REDAKSI8.COM, SAMARINDA – Konflik ketenagakerjaan antara manajemen Rumah Sakit H Darjat (RSHD) dan puluhan tenaga kerjanya kembali mencuat dalam Rapat Dengar Pendapat (RDP) yang digelar oleh Komisi IV DPRD Kalimantan Timur, Senin (29/4/2025).

Bertempat di ruang rapat Gedung E DPRD Kaltim, pertemuan ini menjadi kelanjutan dari RDP sebelumnya yang membahas keluhan para karyawan atas perlakuan tidak adil yang mereka terima selama bekerja di rumah sakit swasta tersebut.
Rapat yang dijadwalkan untuk mempertemukan para pekerja dan manajemen RSHD agar ditemukan solusi konkret justru kembali menemui hambatan.
Pihak manajemen RSHD tidak menghadiri rapat secara langsung, melainkan hanya mengirimkan kuasa hukum sebagai perwakilan.
Tindakan tersebut langsung mendapat penolakan dari Komisi IV, yang secara tegas meminta perwakilan hukum tersebut meninggalkan ruangan.
“Kami mengundang manajemen, bukan pengacara. Ini bukan pengadilan, DPRD bukan lembaga yudikatif. Kami perlu solusi dari pengambil kebijakan di rumah sakit, bukan argumen hukum,” ujar Andi Satya Adi Saputra, Wakil Ketua Komisi IV, saat diwawancarai usai rapat.
Dalam forum yang berlangsung cukup panas tersebut, puluhan karyawan RSHD menyampaikan berbagai bentuk perlakuan yang dinilai telah melanggar prinsip ketenagakerjaan dan bahkan berpotensi sebagai tindakan pidana.
Beberapa permasalahan utama yang diungkap antara lain adalah:
Gaji karyawan yang belum dibayarkan selama berbulan-bulan, tanpa kejelasan waktu pelunasan.
Ketiadaan salinan kontrak kerja, sehingga status hubungan kerja karyawan menjadi tidak jelas, apakah tetap atau kontrak.
Pemotongan iuran BPJS Kesehatan dan Ketenagakerjaan dari gaji karyawan, namun setelah ditelusuri, ternyata banyak dari mereka tidak terdaftar sebagai peserta aktif.
Ijazah asli karyawan ditahan oleh manajemen, sebuah tindakan yang secara hukum dinilai sebagai pelanggaran hak dasar.
Minimnya waktu istirahat kerja yang diberikan kepada tenaga medis, padahal beban kerja mereka tergolong berat.
Situasi ini membuat Komisi IV DPRD Kaltim mengambil sikap tegas.
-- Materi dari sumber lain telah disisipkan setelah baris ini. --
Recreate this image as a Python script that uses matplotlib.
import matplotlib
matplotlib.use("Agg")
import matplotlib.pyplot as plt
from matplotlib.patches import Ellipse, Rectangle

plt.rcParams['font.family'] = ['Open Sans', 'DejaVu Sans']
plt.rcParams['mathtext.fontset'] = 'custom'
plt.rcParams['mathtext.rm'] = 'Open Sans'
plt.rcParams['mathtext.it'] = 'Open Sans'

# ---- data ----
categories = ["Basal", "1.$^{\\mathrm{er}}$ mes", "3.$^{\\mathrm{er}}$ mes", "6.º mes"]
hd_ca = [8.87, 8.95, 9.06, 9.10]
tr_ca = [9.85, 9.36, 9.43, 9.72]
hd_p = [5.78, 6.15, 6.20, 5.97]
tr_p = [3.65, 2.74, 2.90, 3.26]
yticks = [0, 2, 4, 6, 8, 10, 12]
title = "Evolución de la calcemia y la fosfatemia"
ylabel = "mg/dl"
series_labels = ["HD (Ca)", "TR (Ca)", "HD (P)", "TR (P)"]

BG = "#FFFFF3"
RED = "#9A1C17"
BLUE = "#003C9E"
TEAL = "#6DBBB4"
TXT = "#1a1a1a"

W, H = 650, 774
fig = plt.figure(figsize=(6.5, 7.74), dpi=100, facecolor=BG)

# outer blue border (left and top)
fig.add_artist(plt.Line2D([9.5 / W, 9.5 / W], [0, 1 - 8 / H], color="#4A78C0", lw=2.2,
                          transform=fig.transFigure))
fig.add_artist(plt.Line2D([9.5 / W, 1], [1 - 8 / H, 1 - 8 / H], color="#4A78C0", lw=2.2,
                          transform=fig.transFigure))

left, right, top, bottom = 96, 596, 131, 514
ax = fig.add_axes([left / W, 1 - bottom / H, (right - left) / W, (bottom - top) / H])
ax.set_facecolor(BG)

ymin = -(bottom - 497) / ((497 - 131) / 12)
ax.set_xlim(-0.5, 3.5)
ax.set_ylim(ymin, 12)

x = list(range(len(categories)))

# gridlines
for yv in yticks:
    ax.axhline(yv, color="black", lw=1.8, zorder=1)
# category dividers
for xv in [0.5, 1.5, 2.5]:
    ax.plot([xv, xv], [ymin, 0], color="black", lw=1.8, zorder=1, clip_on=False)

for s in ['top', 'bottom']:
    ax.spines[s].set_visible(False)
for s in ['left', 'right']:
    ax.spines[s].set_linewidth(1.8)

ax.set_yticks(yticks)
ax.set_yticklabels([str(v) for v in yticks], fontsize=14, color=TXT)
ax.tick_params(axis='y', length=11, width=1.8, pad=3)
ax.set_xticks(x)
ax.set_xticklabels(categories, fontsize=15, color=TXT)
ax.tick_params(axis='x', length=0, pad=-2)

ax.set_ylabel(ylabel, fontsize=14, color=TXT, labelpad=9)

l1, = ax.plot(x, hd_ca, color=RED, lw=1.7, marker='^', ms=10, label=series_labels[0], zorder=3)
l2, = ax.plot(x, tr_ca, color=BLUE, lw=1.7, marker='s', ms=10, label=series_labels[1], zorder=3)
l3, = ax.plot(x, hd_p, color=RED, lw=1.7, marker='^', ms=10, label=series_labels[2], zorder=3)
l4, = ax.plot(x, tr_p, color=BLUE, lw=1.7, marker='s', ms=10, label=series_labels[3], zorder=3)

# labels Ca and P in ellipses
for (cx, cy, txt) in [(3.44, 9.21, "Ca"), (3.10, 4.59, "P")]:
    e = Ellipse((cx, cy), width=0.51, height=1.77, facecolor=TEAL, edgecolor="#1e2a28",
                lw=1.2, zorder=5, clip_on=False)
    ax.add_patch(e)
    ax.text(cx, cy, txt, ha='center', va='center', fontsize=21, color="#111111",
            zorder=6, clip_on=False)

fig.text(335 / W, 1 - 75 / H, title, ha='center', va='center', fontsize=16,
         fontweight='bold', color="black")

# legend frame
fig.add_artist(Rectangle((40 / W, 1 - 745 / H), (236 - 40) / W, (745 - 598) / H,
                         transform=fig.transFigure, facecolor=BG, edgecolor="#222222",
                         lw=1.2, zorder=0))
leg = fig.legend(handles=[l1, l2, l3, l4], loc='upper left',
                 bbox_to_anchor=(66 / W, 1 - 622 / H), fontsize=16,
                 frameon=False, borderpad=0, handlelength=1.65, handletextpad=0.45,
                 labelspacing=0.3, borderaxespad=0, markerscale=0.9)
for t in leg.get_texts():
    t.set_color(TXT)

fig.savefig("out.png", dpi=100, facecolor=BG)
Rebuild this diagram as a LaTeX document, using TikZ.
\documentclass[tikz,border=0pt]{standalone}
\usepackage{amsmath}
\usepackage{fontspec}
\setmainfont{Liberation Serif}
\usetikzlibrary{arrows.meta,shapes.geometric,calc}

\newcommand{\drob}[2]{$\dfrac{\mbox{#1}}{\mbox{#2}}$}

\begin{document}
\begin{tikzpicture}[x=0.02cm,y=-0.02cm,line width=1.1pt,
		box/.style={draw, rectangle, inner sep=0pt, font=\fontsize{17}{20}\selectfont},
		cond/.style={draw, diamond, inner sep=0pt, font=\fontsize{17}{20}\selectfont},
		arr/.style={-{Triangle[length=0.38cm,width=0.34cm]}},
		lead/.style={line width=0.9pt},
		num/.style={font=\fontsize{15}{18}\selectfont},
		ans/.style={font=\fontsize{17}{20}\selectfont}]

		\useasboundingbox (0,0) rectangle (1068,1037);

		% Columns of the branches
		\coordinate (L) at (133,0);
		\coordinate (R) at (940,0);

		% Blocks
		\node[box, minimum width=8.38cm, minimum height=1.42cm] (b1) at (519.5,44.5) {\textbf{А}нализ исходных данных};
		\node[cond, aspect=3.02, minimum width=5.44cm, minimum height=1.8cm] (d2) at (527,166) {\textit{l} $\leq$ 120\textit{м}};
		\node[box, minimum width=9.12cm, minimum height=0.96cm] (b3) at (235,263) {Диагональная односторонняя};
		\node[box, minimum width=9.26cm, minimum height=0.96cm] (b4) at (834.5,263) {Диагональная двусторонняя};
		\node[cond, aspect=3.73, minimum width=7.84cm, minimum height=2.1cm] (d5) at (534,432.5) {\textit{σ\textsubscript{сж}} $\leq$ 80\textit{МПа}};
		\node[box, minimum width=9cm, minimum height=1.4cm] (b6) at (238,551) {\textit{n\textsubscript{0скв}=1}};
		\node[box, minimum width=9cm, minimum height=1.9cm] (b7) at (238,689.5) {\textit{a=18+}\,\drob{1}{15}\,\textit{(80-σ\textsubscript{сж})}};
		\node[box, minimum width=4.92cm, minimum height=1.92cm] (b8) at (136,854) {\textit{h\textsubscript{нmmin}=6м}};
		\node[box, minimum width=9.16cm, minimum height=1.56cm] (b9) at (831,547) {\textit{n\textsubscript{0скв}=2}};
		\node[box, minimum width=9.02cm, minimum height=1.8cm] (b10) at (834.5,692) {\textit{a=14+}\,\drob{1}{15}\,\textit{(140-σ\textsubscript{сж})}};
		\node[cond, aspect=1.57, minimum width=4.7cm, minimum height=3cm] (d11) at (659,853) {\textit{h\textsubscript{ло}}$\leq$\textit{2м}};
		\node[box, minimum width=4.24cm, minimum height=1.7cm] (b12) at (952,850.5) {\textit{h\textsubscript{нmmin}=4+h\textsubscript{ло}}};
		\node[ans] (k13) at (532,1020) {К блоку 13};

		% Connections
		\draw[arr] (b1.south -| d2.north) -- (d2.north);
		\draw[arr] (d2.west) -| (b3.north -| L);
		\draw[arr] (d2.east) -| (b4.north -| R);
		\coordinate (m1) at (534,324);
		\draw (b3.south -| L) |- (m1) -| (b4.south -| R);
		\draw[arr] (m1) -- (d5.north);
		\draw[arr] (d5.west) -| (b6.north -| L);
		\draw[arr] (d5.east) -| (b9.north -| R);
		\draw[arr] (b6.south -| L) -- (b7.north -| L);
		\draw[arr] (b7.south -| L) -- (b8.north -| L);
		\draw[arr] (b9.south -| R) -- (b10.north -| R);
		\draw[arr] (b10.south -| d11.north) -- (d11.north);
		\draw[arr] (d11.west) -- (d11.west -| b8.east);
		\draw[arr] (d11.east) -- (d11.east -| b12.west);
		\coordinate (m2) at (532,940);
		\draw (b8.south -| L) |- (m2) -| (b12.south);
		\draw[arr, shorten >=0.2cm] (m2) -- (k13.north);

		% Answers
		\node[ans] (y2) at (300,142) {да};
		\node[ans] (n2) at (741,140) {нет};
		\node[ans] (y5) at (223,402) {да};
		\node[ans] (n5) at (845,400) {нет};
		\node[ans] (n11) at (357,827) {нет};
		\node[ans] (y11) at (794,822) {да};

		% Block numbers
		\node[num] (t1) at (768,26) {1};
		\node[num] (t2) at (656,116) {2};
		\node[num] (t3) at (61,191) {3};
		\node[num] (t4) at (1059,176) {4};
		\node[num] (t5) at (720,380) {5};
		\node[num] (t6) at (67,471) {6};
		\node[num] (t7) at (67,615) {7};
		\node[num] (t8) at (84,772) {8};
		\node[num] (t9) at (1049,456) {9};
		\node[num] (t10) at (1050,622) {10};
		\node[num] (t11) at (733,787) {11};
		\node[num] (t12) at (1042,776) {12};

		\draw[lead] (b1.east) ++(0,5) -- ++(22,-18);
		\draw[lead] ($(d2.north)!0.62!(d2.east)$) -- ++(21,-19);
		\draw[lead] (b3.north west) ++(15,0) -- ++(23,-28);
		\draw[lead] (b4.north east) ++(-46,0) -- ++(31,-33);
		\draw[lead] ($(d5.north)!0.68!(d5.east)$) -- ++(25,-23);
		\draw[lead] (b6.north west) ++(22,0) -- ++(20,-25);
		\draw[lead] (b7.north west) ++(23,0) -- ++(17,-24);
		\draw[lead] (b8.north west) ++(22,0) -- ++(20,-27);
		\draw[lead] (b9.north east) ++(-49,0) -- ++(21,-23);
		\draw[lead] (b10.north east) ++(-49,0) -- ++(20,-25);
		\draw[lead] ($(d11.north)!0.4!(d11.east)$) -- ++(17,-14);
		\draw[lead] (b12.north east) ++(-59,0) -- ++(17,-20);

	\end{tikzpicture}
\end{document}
Mereka memberikan batas waktu hingga 7 Mei 2025 kepada manajemen RSHD untuk melunasi seluruh tunggakan gaji para karyawan secara penuh, tanpa skema cicilan.
Bila dalam waktu yang telah ditetapkan itu tidak ada penyelesaian, DPRD akan mendorong kasus ini untuk dibawa ke ranah hukum, termasuk meminta aparat penegak hukum melakukan penyelidikan terhadap indikasi tindak pidana ketenagakerjaan.
“Kalau terbukti ada pemotongan iuran BPJS tapi tidak disetorkan, itu sudah masuk wilayah pidana. Bukan sekadar pelanggaran administratif,” tegas Andi Satya.
Komisi IV juga meminta Dinas Tenaga Kerja dan Transmigrasi Provinsi Kalimantan Timur untuk secara aktif mengawal proses penyelesaian ini, baik dari sisi administratif maupun perlindungan terhadap hak-hak pekerja.
Keterlibatan Disnaker dinilai sangat penting agar tidak ada lagi praktik serupa yang terjadi di lembaga pelayanan kesehatan lainnya di Kaltim.
“Kami tidak akan diam. Pekerja berhak mendapatkan keadilan dan perlakuan yang manusiawi. Tugas kami memastikan hak mereka dipenuhi, dan jika perlu, kami akan buka jalur hukum demi menegakkan keadilan,” tutup politisi muda dari Partai Gerindra itu.
RDP ini kembali membuka mata publik bahwa masih banyak praktik buruk dalam dunia ketenagakerjaan, bahkan di sektor krusial seperti layanan kesehatan.
Komisi IV DPRD Kaltim berkomitmen akan terus memantau perkembangan penyelesaian kasus ini, hingga seluruh hak tenaga kerja RSHD benar-benar dikembalikan.